Fortunately, we have stumbled on the next best thing. For two decades now, tourists from Japan and now China, have been coming to Yellowknife in the dead of winter to witness the Northern lights and experience a subarctic climate. The growth in the number of Chinese visitors is particularly impressive.

The Department of Industry, Tourism and Investment reports that Chinese visitors are the fourth biggest group by country of origin to visit the NWT, followed only by Canada, Japan and the United States. And their numbers are growing fast.

In 2012-13, the NWT reported only 591 visitors from China. By 2016-17, that number had grown to 6,206 – a 950 per cent increase within five years.

With a booming economy and a population of almost 1.4 billion, the possibilities for tourism growth from China were endless, or at least until Canada arrested Huawei CFO Meng Wanzhou on an extradition request from the United States and China retaliated by detaining Canadians Michael Kovrig and Michael Spavor, and handing down a death sentence to a Canadian found guilty of trafficking drugs in China, Robert Schellenberg.
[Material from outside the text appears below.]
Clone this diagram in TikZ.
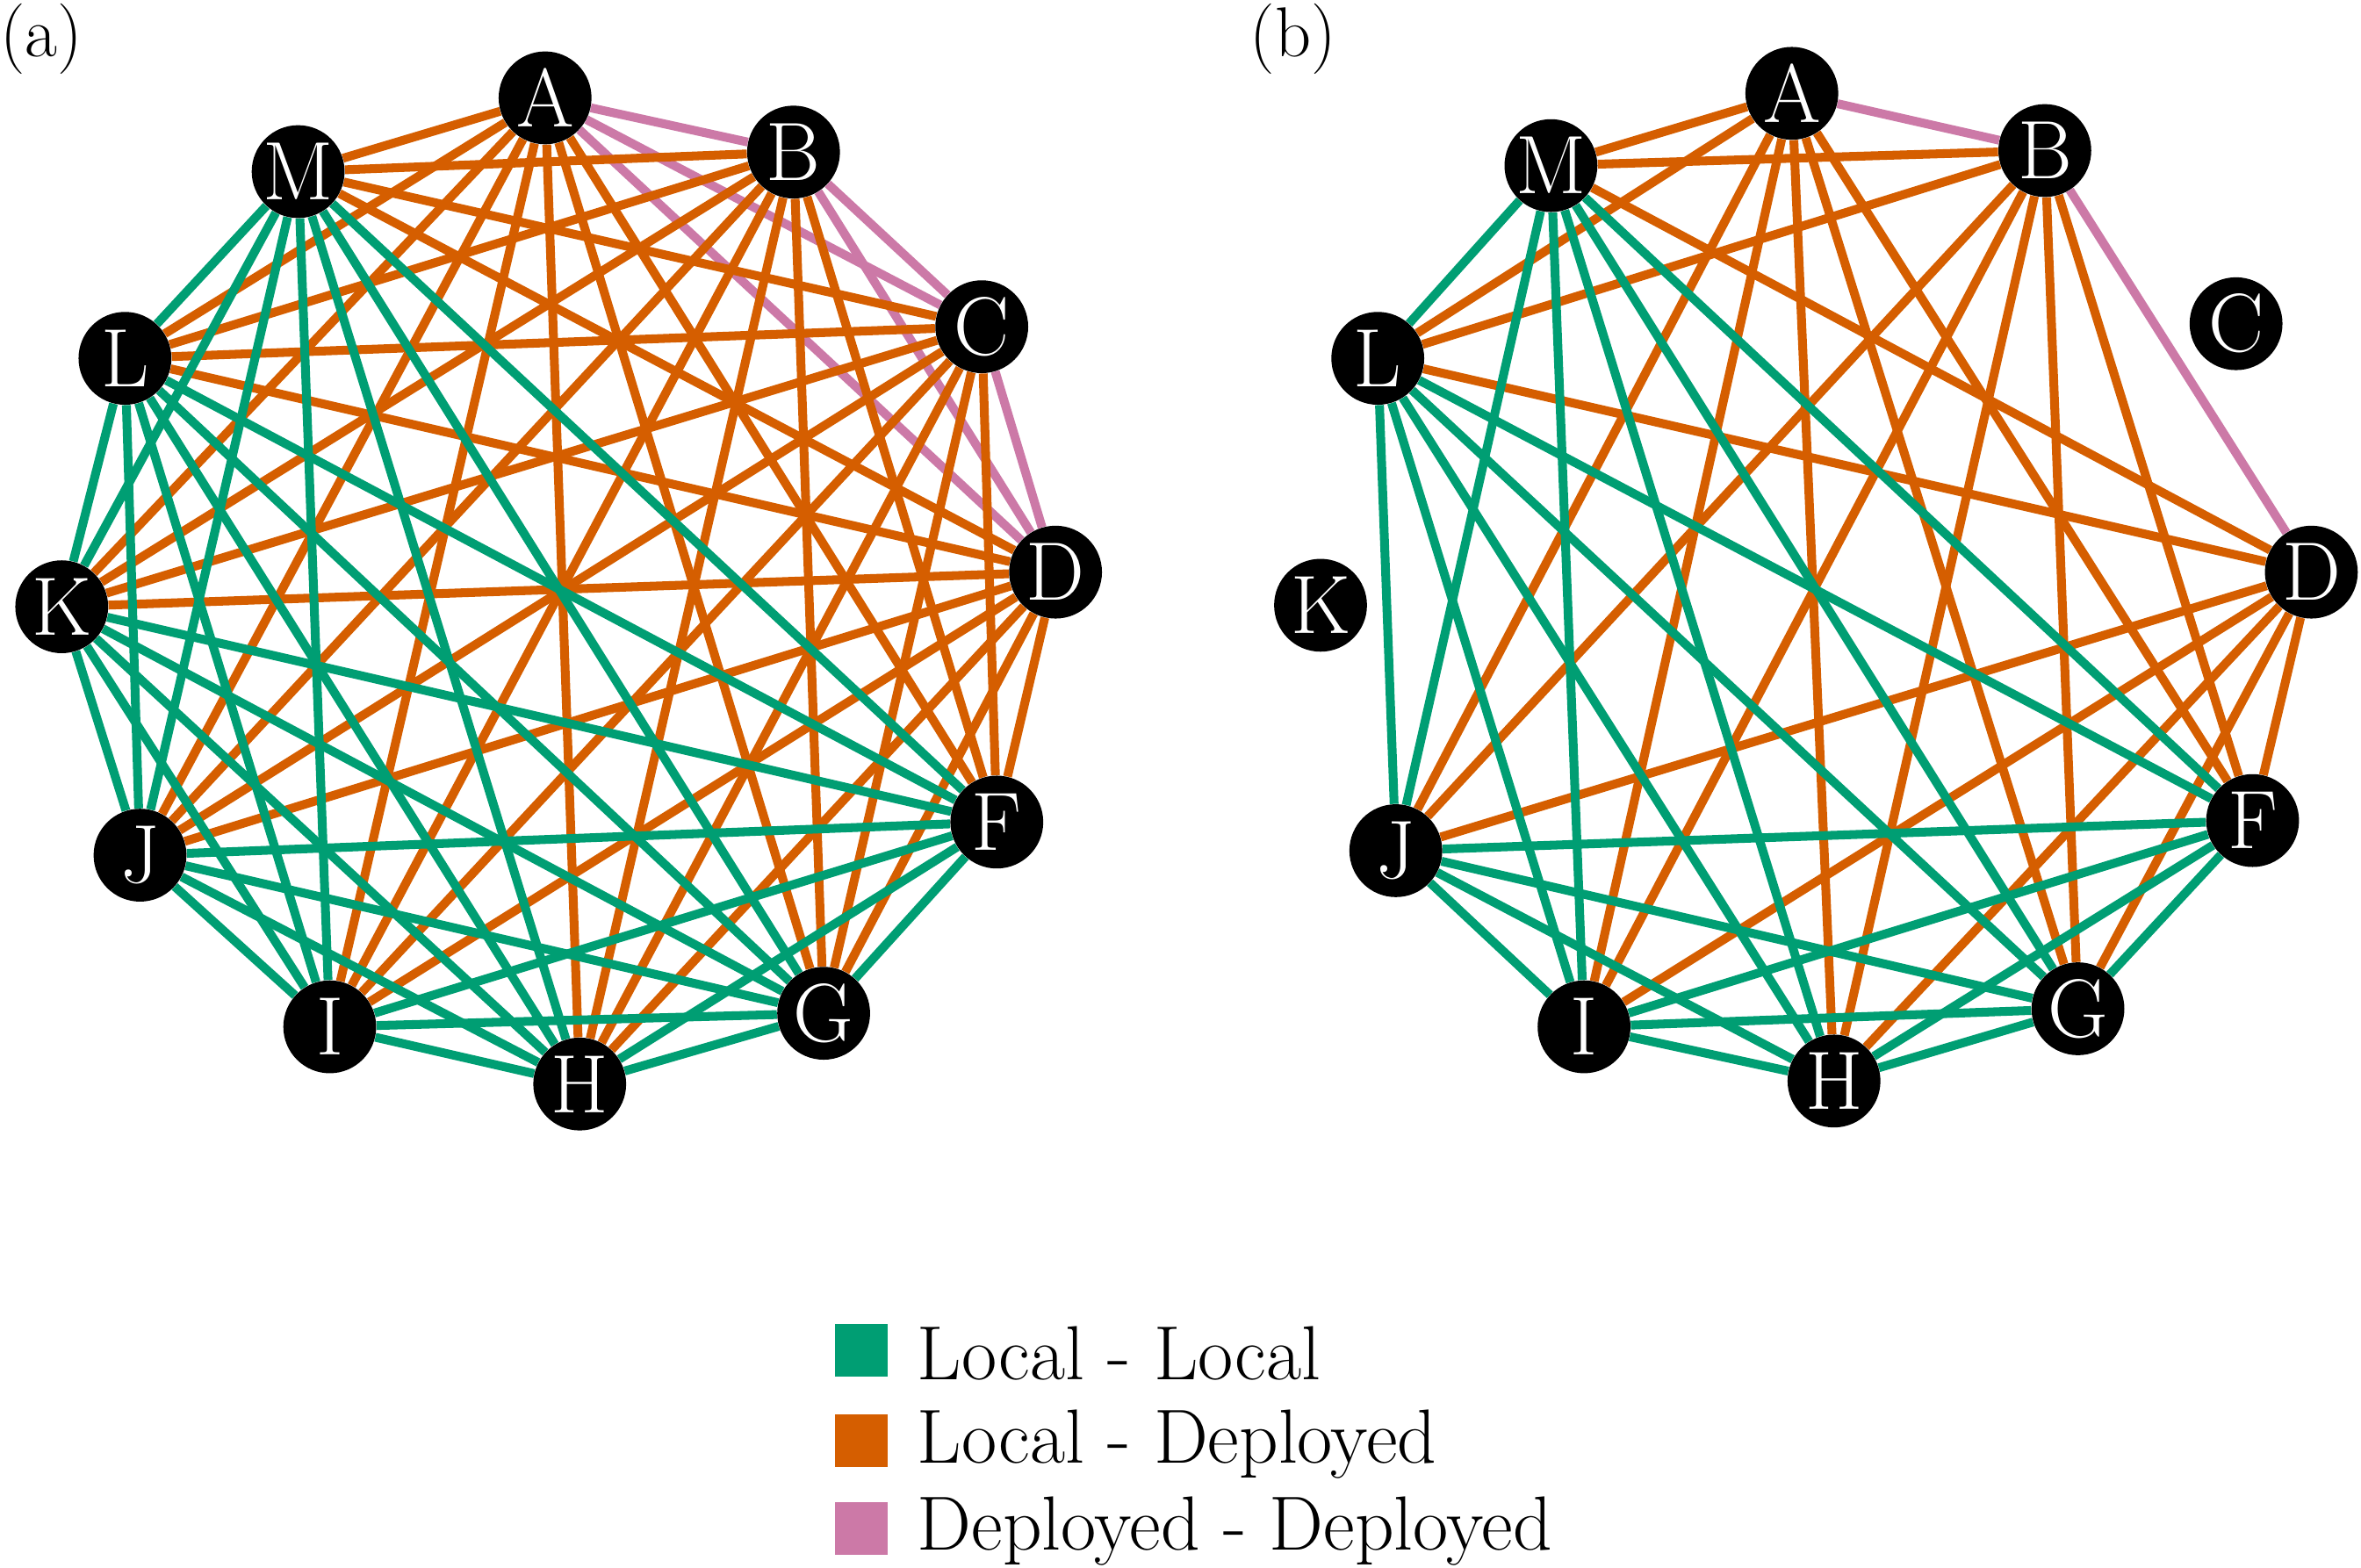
\documentclass[tikz,border=0pt]{standalone}
\usetikzlibrary{backgrounds}
\definecolor{cg}{RGB}{0,158,115}
\definecolor{co}{RGB}{213,94,0}
\definecolor{cp}{RGB}{204,121,167}
\tikzset{
  vtx/.style={circle,fill=black,minimum size=1.85cm,inner sep=0pt,text=white,font=\fontsize{47}{47}\selectfont},
  e0/.style={draw=cg,line width=5pt},
  e1/.style={draw=co,line width=5pt},
  e2/.style={draw=cp,line width=5pt},
  lab/.style={font=\fontsize{43.5}{43.5}\selectfont,anchor=west,inner sep=0pt},
  sq/.style={minimum size=1.05cm,inner sep=0pt}
}
\begin{document}
\begin{tikzpicture}[x=0.03cm,y=-0.03cm]
\useasboundingbox (0,0) rectangle (1568,1041);
\node[font=\fontsize{40}{40}\selectfont,anchor=north west,inner sep=0pt] (la) at (0,2) {(a)};
\node[font=\fontsize{40}{40}\selectfont,anchor=north west,inner sep=0pt] (lb) at (830,2) {(b)};
% graph a
\foreach \n/\x/\y in {A/362/65,B/527/101,C/652/217,D/701/380,F/662/546,G/547/673,H/385/720,I/219/682,J/93/568,K/41/403,L/83/238,M/198/114}
  \node[vtx] (a\n) at (\x,\y) {\n};
\begin{scope}[on background layer]
\foreach \u/\tu [count=\i] in {A/1,B/1,C/1,D/1,F/0,G/0,H/0,I/0,J/0,K/0,L/0,M/0}{
  \foreach \v/\tv [count=\j] in {A/1,B/1,C/1,D/1,F/0,G/0,H/0,I/0,J/0,K/0,L/0,M/0}{
    \ifnum\j>\i
      \pgfmathtruncatemacro\s{\tu+\tv}
      \draw[e\s] (a\u) -- (a\v);
    \fi
  }}
\end{scope}
% graph b
\foreach \n/\x/\y in {A/1190/62,B/1358/100,C/1485/215,D/1535/380,F/1496/545,G/1380/670,H/1218/718,I/1052/682,J/927/565,K/877/402,L/915/238,M/1030/110}
  \node[vtx] (b\n) at (\x,\y) {\n};
\begin{scope}[on background layer]
\foreach \u/\tu [count=\i] in {A/1,B/1,D/1,F/0,G/0,H/0,I/0,J/0,L/0,M/0}{
  \foreach \v/\tv [count=\j] in {A/1,B/1,D/1,F/0,G/0,H/0,I/0,J/0,L/0,M/0}{
    \ifnum\j>\i
      \pgfmathtruncatemacro\skipit{(\i==1)&&(\j==3)}
      \ifnum\skipit=0
        \pgfmathtruncatemacro\s{\tu+\tv}
        \draw[e\s] (b\u) -- (b\v);
      \fi
    \fi
  }}
\end{scope}
% legend
\node[sq,fill=cg] (s1) at (572,897) {};
\node[sq,fill=co] (s2) at (572,957) {};
\node[sq,fill=cp] (s3) at (572,1015) {};
\node[lab] (t1) at (609,899) {Local - Local};
\node[lab] (t2) at (609,959) {Local - Deployed};
\node[lab] (t3) at (609,1017) {Deployed - Deployed};
\end{tikzpicture}
\end{document}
Suddenly, instead of a cash cow, Canadians are confronted by a menacing wolf bearing its teeth.

Questioned by Yellowknife North MLS Cory Vanthuyne in the legislative assembly last week, Premier Bob McLeod proposed there needed to be “a pause to think” after putting the NWT’s trade mission to China on the “the backburner.”

In this instance, nixing the trip was the only appropriate thing to do. China’s reaction to Canada’s lawful arrest of Wanzhou, a Chinese telecom executive accused by the U.S. of fraud and stealing trade secrets, has been simply appalling and there is no need for provincial and territorial governments to be heading overseas pushing tourism proposals and possibly making things worse.

Given the level of histrionics and duplicity on display by the Chinese government, who knows what problems the NWT trade mission in China would’ve encountered. It wouldn’t be surprising if Chinese officials tried to pressure NWT delegates to support China’s demand for Wanzhou to be set free.

Better to sit this one out until the dispute is resolved.

This is not to say that the territory should discontinue its efforts to attract Chinese tourists. China’s government has shown itself to be malicious and arbitrary, but we still want their citizens to visit our wonderful city, see how people in Canada’s North live and maybe spend a bit of money before they leave.

It is a dicey situation at present. China hasn’t taken away Canada’s “approved destination status,” although it did recently warn its citizens of the possibility of arbitrary arrest in Canada after Canada did the same. Hopefully Prime Minister Justin Trudeau’s error-prone government won’t make it more of a mess.

In the meantime, Yellowknife has a product that appeals to millions of people in China. But the city is unprepared. There is no proper visitor’s centre, Mandarin signage is lacking and tourists have complained there is not enough to do.

Chinese-Canadian relations are in the midst of trouble, but that doesn’t mean we should stop building Yellowknife up as a premier tourism destination.